Alors que l’extrême droite en embuscade se gargarise de toute évocation de l’islamisme en jouant sur les effets de raccourcis, une fin moins dramatique aurait-elle rendu le film plus légitime ?
En se focalisant sur la tragédie, on donne le sentiment de décrire la réalité dans son ensemble et pas un aspect très limité de cette réalité. La radicalisation et la violence sont toujours celles d’une infime minorité. Elles pèsent néanmoins sur les esprits et même sur les corps. Les attentats sont là pour en témoigner. Mais ce focus élude le contexte géopolitique dans lequel ces tensions s’inscrivent et qui les nourrissent. La radicalisation se nourrit en partie des politiques étrangères menées par les démocraties et des tensions géopolitiques.

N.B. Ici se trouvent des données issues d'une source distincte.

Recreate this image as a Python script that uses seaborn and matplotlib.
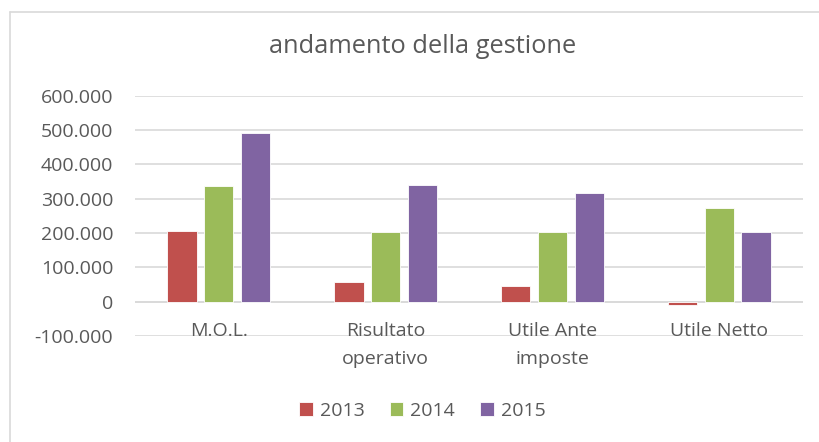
import pandas as pd
import seaborn as sns
import matplotlib.pyplot as plt
from matplotlib.lines import Line2D
from matplotlib.ticker import FuncFormatter

# dati
categorie = ['M.O.L.', 'Risultato\noperativo', 'Utile Ante\nimposte', 'Utile Netto']
anni = ['2013', '2014', '2015']
valori_2013 = [206000, 56000, 45000, -9000]
valori_2014 = [336000, 203000, 204000, 272000]
valori_2015 = [493000, 340000, 316000, 202000]
colori = ['#C0504D', '#9BBB59', '#8064A2']

df = pd.DataFrame({
    'voce': categorie * 3,
    'anno': [a for a in anni for _ in categorie],
    'valore': valori_2013 + valori_2014 + valori_2015,
})

sns.set_style('white')
plt.rcParams['font.family'] = ['Open Sans', 'DejaVu Sans']
testo = '#595959'
fs = 14

fig = plt.figure(figsize=(8.2, 4.42), dpi=100)
ax = fig.add_axes([0.165, 0.24, 0.814, 0.543])

sns.barplot(data=df, x='voce', y='valore', hue='anno', palette=colori,
            width=0.66, gap=0.2, ax=ax, saturation=1, legend=True,
            linewidth=0.6, edgecolor='white')

ax.set_ylim(-100000, 600000)
ax.set_yticks(range(-100000, 600001, 100000))
ax.yaxis.set_major_formatter(FuncFormatter(lambda v, p: f'{int(v):,}'.replace(',', '.')))
ax.grid(axis='y', color='#D9D9D9', linewidth=1.2)
ax.set_axisbelow(True)
for s in ax.spines.values():
    s.set_visible(False)
ax.axhline(0, color='#D9D9D9', linewidth=1.2, zorder=0)
ax.set_xlabel('')
ax.set_ylabel('')
ax.tick_params(axis='both', length=0, labelsize=fs, colors=testo)
ax.tick_params(axis='y', pad=16)
# etichette categorie sotto lo zero
ax.set_xticks(range(len(categorie)))
ax.set_xticklabels([])
for i, c in enumerate(categorie):
    ax.text(i, -58000, c, ha='center', va='top', fontsize=fs, color=testo,
            linespacing=1.75)

fig.text(0.515, 0.895, 'andamento della gestione', ha='center', va='center',
         fontsize=18.3, color=testo)

handles, labels = ax.get_legend_handles_labels()
ax.legend_.remove()
fig.legend(handles, labels, loc='center', bbox_to_anchor=(0.515, 0.07), ncol=3,
           frameon=False, fontsize=fs, labelcolor=testo, handlelength=0.7,
           handleheight=0.7, handletextpad=0.35, columnspacing=1.3)

# bordo del riquadro: visibili solo lato sinistro e superiore
bx, by = 10.5 / 820, 1 - 12 / 442
fig.add_artist(Line2D([bx, 1], [by, by], transform=fig.transFigure,
                      color='#D9D9D9', linewidth=1.2))
fig.add_artist(Line2D([bx, bx], [0, by], transform=fig.transFigure,
                      color='#D9D9D9', linewidth=1.2))

fig.savefig('out.png', dpi=100)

En tant qu’association, nous sommes bien sûr confronté.es à ces paroles excluantes, lgbt+phobes et sexistes notamment. Les lgbt+phobies sont véhiculées par certain.es élèves « musulman.nes », certes, mais également selon notre expérience par des élèves qui ne s’identifient pas le moins du monde à l’islam mais qui défendent un masculinisme radical très inquiétant. Celui de l’extrême droite traditionnelle, qui n’a jamais renoncé à la violence homophobe (et raciste bien évidemment).
Sans oublier les nombreuses prises de positions de dirigeant.es politiques sur la transidentité des mineures, sur le genre, le féminisme, etc., qui nourrissent une profonde hostilité envers les personnes lgbtqia+.